[Figure scripts]
____________________

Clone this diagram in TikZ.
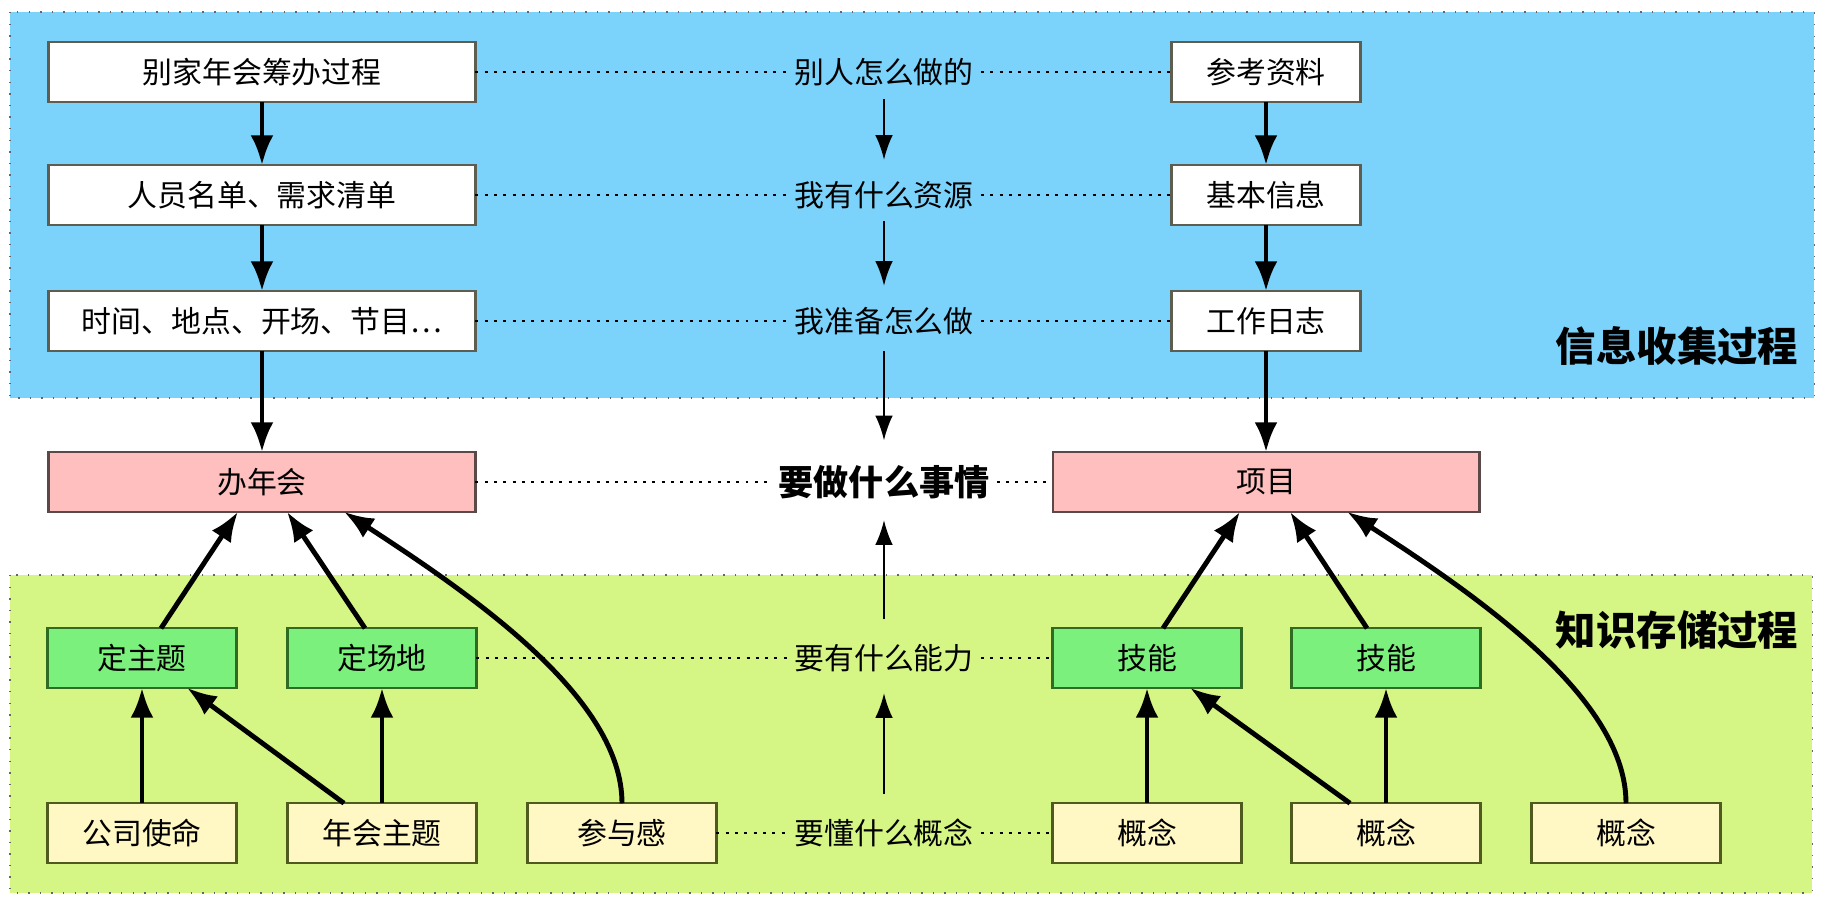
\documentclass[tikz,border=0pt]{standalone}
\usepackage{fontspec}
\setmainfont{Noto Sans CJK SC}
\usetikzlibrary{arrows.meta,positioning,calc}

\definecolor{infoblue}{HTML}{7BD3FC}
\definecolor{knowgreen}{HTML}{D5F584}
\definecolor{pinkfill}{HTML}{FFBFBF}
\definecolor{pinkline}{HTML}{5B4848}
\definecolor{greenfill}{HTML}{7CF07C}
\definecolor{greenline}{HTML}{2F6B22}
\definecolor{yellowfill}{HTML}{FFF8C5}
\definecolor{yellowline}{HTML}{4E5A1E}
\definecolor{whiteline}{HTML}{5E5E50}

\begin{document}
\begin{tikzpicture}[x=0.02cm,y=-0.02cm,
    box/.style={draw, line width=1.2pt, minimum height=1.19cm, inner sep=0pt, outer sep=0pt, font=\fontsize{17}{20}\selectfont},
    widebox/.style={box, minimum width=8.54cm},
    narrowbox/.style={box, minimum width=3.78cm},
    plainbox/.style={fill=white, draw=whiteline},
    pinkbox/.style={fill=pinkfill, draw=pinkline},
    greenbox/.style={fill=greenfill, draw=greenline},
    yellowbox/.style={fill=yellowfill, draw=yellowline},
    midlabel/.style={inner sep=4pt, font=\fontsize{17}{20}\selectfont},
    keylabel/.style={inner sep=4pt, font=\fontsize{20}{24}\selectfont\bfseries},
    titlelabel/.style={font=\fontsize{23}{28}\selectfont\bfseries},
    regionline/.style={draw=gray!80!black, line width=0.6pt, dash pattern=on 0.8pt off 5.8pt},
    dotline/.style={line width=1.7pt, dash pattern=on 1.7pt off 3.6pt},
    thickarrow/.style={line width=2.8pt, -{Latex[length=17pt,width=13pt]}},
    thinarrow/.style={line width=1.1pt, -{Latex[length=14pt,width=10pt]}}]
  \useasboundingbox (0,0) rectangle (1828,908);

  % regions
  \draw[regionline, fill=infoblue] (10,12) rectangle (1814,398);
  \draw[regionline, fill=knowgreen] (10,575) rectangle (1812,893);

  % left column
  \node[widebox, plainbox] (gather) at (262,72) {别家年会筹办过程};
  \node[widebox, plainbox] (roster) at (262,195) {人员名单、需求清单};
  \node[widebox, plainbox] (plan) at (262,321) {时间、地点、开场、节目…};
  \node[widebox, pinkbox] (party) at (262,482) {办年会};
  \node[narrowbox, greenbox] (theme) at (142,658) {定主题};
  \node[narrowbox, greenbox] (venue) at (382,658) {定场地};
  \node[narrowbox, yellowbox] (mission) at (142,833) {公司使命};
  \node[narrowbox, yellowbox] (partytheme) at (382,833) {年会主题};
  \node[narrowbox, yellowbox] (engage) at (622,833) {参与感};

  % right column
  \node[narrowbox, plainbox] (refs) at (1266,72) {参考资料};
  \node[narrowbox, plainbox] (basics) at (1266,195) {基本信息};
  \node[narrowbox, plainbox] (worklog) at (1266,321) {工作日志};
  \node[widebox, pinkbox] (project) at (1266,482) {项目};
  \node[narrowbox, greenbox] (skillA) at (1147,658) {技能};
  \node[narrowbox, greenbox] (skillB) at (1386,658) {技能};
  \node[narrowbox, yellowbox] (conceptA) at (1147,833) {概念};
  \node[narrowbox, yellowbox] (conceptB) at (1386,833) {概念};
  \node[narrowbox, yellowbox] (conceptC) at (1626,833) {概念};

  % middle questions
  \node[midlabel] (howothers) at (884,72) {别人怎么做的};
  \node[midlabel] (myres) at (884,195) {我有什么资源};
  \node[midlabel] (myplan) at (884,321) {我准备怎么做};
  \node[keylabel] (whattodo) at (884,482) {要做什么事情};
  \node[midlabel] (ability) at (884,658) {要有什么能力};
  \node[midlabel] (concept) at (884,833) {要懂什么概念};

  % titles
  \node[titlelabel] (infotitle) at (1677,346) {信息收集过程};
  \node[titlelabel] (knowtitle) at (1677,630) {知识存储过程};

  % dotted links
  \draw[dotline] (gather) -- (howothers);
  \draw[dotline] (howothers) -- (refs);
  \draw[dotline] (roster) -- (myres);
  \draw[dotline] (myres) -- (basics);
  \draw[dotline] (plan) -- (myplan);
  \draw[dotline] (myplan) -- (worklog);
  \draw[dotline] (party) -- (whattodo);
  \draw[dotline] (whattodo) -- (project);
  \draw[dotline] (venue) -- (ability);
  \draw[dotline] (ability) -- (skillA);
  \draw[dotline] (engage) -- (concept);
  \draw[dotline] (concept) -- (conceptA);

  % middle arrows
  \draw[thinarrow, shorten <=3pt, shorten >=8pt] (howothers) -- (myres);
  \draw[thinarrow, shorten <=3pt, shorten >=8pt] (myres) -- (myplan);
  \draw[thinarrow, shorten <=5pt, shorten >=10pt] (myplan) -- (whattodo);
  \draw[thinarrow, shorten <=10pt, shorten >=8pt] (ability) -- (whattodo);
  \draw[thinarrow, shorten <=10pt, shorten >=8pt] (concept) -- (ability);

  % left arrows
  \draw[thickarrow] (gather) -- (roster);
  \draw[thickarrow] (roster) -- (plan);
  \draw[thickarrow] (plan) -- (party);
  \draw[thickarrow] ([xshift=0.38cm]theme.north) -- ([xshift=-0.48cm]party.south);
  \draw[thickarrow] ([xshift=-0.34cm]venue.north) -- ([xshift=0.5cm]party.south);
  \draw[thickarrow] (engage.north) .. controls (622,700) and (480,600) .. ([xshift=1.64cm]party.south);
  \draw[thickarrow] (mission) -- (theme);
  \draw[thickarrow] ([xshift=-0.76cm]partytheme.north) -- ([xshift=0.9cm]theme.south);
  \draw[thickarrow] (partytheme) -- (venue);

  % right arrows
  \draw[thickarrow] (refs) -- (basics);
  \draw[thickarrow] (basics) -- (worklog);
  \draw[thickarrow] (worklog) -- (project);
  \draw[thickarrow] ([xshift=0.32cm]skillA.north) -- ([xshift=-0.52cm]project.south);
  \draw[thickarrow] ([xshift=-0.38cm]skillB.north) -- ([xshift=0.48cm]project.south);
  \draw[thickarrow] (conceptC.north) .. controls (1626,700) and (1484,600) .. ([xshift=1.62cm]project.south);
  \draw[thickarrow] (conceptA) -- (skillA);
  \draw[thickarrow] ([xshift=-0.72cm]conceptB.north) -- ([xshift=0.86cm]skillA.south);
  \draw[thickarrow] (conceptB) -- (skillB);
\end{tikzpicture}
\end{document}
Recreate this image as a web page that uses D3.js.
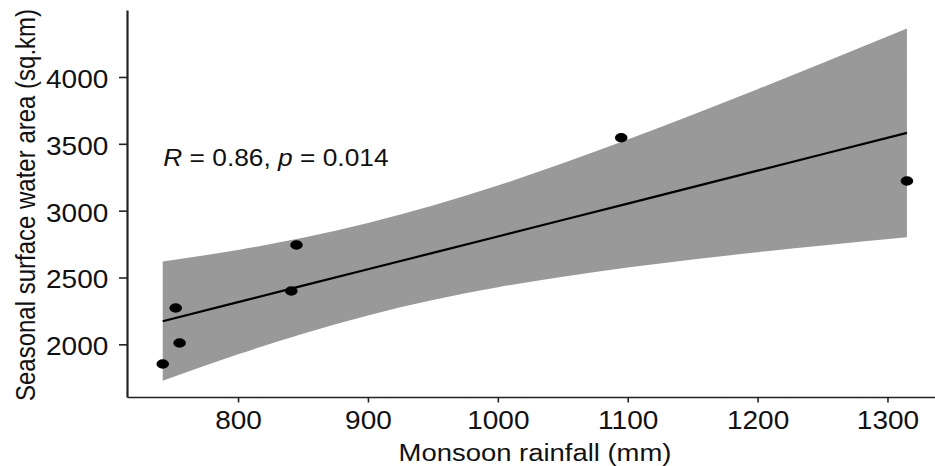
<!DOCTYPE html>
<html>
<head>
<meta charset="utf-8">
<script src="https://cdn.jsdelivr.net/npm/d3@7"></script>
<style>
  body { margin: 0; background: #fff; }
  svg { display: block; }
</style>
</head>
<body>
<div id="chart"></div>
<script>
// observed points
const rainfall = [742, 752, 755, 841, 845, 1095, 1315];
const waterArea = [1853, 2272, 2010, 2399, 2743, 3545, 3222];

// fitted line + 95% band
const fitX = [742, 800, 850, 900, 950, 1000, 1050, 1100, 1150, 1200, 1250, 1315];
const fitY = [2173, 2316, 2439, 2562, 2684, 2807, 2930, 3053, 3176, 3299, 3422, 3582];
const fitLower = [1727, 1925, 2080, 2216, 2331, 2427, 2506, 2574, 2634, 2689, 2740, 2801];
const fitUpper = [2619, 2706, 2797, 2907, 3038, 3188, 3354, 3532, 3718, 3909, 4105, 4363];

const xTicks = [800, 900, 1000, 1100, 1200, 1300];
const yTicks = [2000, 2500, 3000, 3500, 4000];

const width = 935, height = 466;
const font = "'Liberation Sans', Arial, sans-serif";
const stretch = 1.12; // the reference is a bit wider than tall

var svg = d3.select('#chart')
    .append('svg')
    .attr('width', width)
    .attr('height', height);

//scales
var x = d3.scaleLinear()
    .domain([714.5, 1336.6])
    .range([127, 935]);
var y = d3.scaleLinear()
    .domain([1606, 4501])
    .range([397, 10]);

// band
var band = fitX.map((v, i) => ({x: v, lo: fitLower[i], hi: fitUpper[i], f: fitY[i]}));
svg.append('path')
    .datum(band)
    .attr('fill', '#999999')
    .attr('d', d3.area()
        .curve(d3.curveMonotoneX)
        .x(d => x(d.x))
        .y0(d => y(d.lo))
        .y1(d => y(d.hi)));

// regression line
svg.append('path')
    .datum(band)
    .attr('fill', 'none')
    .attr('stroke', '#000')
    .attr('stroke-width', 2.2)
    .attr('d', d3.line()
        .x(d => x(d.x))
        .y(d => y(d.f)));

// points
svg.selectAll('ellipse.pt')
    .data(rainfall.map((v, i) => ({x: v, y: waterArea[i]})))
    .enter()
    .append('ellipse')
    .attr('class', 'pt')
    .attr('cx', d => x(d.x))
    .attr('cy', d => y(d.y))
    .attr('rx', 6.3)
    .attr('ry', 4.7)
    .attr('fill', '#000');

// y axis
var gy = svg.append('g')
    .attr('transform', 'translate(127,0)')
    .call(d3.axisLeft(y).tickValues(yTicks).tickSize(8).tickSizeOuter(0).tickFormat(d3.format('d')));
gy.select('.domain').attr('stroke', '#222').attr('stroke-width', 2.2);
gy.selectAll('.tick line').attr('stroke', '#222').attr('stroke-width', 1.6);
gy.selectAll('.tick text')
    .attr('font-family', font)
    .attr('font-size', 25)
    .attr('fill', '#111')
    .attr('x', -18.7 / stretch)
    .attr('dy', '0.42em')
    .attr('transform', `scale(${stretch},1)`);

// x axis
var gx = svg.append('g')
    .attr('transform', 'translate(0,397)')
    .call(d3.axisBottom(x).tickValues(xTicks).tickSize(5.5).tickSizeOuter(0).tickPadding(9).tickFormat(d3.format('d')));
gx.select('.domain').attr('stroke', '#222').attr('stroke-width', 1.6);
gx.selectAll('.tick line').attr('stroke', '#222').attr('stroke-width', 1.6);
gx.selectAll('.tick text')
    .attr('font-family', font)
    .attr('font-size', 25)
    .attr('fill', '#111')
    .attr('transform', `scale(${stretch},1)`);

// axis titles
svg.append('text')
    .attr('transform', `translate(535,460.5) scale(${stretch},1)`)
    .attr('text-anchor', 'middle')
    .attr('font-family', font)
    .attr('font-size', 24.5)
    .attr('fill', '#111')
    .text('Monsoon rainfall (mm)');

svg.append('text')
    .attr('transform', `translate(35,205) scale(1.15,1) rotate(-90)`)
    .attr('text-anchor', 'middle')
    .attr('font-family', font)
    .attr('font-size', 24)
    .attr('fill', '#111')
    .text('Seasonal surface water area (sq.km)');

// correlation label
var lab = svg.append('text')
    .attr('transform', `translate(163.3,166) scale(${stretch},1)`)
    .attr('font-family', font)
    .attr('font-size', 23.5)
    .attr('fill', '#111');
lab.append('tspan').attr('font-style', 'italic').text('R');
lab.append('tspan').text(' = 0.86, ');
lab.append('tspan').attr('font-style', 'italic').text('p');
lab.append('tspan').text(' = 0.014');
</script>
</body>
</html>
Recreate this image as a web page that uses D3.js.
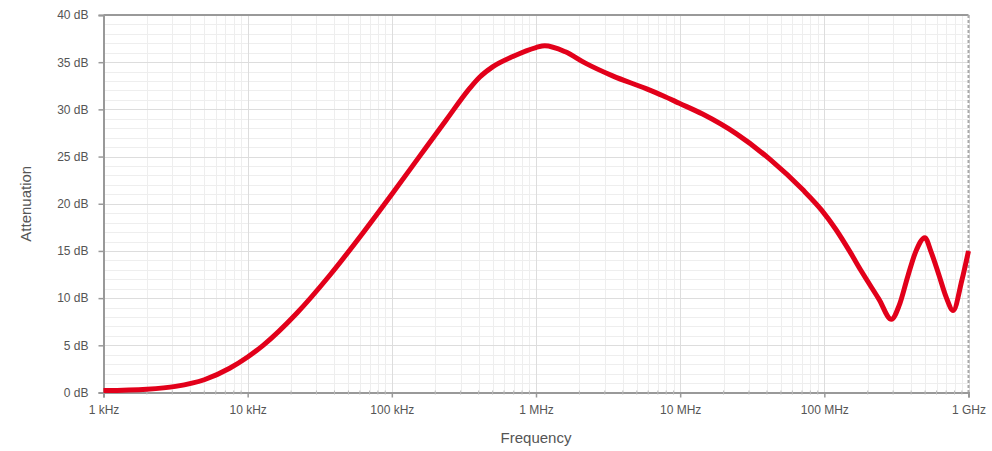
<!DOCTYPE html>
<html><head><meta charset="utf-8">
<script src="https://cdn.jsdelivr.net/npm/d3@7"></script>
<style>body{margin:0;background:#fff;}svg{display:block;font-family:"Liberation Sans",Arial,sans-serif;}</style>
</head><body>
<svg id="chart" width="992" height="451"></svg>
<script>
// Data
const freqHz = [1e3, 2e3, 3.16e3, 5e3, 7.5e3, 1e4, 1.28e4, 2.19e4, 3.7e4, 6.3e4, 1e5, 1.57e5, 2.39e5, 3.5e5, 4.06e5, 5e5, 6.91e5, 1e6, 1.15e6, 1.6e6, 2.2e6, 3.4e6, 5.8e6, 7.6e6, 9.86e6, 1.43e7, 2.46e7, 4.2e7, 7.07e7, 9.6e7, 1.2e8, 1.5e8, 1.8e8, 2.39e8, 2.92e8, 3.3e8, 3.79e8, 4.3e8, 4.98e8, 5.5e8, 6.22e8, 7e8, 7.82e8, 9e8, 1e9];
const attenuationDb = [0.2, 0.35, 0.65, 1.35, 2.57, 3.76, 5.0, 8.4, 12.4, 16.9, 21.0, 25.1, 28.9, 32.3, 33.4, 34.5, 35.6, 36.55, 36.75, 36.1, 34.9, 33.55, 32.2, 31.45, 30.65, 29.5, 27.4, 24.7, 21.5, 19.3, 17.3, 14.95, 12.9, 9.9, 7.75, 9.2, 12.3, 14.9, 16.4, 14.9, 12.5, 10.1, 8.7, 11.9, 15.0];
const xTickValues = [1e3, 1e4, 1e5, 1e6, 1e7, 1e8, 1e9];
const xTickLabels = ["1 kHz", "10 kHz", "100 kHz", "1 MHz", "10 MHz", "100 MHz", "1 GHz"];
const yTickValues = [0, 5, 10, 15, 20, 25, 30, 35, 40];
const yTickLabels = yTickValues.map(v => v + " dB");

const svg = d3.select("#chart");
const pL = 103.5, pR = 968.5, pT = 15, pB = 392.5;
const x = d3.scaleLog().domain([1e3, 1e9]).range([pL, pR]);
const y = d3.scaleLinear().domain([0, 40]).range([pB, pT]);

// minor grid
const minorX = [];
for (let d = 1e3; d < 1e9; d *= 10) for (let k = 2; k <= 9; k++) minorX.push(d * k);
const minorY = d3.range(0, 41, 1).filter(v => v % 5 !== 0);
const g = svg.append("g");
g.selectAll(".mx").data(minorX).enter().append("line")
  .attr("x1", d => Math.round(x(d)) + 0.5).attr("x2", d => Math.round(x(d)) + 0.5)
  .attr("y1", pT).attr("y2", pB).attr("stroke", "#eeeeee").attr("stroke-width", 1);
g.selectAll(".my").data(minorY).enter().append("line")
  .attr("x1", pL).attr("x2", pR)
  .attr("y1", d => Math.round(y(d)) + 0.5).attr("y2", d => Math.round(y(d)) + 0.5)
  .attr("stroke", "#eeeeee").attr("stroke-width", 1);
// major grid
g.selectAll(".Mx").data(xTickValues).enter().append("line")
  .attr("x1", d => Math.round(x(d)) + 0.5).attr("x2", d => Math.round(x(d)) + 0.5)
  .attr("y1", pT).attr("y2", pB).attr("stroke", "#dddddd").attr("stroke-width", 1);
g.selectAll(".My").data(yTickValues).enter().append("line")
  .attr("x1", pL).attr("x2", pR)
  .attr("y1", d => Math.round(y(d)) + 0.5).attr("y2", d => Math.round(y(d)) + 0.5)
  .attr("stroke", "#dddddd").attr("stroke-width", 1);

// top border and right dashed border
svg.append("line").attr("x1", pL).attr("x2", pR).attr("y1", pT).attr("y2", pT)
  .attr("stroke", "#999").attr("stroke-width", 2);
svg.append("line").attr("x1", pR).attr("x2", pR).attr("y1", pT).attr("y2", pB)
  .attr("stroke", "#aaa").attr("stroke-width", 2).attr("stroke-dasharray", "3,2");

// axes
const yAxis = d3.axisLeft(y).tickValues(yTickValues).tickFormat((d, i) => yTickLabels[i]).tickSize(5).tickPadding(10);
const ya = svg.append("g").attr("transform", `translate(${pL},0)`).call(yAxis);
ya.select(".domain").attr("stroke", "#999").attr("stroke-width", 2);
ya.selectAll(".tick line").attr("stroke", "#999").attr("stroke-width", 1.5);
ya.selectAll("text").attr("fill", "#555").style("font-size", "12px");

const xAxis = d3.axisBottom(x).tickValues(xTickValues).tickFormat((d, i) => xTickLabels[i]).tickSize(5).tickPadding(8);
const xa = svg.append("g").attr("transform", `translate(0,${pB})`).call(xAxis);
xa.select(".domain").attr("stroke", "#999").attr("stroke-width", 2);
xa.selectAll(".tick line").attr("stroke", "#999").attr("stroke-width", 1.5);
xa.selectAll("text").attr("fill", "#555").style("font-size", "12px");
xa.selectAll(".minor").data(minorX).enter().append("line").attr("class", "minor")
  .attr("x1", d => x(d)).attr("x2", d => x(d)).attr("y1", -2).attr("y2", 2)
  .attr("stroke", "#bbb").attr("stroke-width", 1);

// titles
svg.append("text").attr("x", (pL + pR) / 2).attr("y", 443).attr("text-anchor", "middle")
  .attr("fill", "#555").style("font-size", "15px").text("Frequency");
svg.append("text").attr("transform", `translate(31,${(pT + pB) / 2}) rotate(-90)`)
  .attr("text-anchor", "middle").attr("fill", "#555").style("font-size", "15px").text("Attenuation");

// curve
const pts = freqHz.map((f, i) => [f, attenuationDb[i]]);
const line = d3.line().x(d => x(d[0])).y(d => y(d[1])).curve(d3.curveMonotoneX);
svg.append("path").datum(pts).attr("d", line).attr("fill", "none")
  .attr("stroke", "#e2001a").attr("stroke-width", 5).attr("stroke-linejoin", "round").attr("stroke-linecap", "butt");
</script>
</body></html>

____________________

**Stated exercise**
Take the lines above from the top of the records through the one with "(10,575) rectangle (1812,893);" and repeat them exactly, without any pictures.

**The response**
Clone this diagram in TikZ.
\documentclass[tikz,border=0pt]{standalone}
\usepackage{fontspec}
\setmainfont{Noto Sans CJK SC}
\usetikzlibrary{arrows.meta,positioning,calc}

\definecolor{infoblue}{HTML}{7BD3FC}
\definecolor{knowgreen}{HTML}{D5F584}
\definecolor{pinkfill}{HTML}{FFBFBF}
\definecolor{pinkline}{HTML}{5B4848}
\definecolor{greenfill}{HTML}{7CF07C}
\definecolor{greenline}{HTML}{2F6B22}
\definecolor{yellowfill}{HTML}{FFF8C5}
\definecolor{yellowline}{HTML}{4E5A1E}
\definecolor{whiteline}{HTML}{5E5E50}

\begin{document}
\begin{tikzpicture}[x=0.02cm,y=-0.02cm,
    box/.style={draw, line width=1.2pt, minimum height=1.19cm, inner sep=0pt, outer sep=0pt, font=\fontsize{17}{20}\selectfont},
    widebox/.style={box, minimum width=8.54cm},
    narrowbox/.style={box, minimum width=3.78cm},
    plainbox/.style={fill=white, draw=whiteline},
    pinkbox/.style={fill=pinkfill, draw=pinkline},
    greenbox/.style={fill=greenfill, draw=greenline},
    yellowbox/.style={fill=yellowfill, draw=yellowline},
    midlabel/.style={inner sep=4pt, font=\fontsize{17}{20}\selectfont},
    keylabel/.style={inner sep=4pt, font=\fontsize{20}{24}\selectfont\bfseries},
    titlelabel/.style={font=\fontsize{23}{28}\selectfont\bfseries},
    regionline/.style={draw=gray!80!black, line width=0.6pt, dash pattern=on 0.8pt off 5.8pt},
    dotline/.style={line width=1.7pt, dash pattern=on 1.7pt off 3.6pt},
    thickarrow/.style={line width=2.8pt, -{Latex[length=17pt,width=13pt]}},
    thinarrow/.style={line width=1.1pt, -{Latex[length=14pt,width=10pt]}}]
  \useasboundingbox (0,0) rectangle (1828,908);

  % regions
  \draw[regionline, fill=infoblue] (10,12) rectangle (1814,398);
  \draw[regionline, fill=knowgreen] (10,575) rectangle (1812,893);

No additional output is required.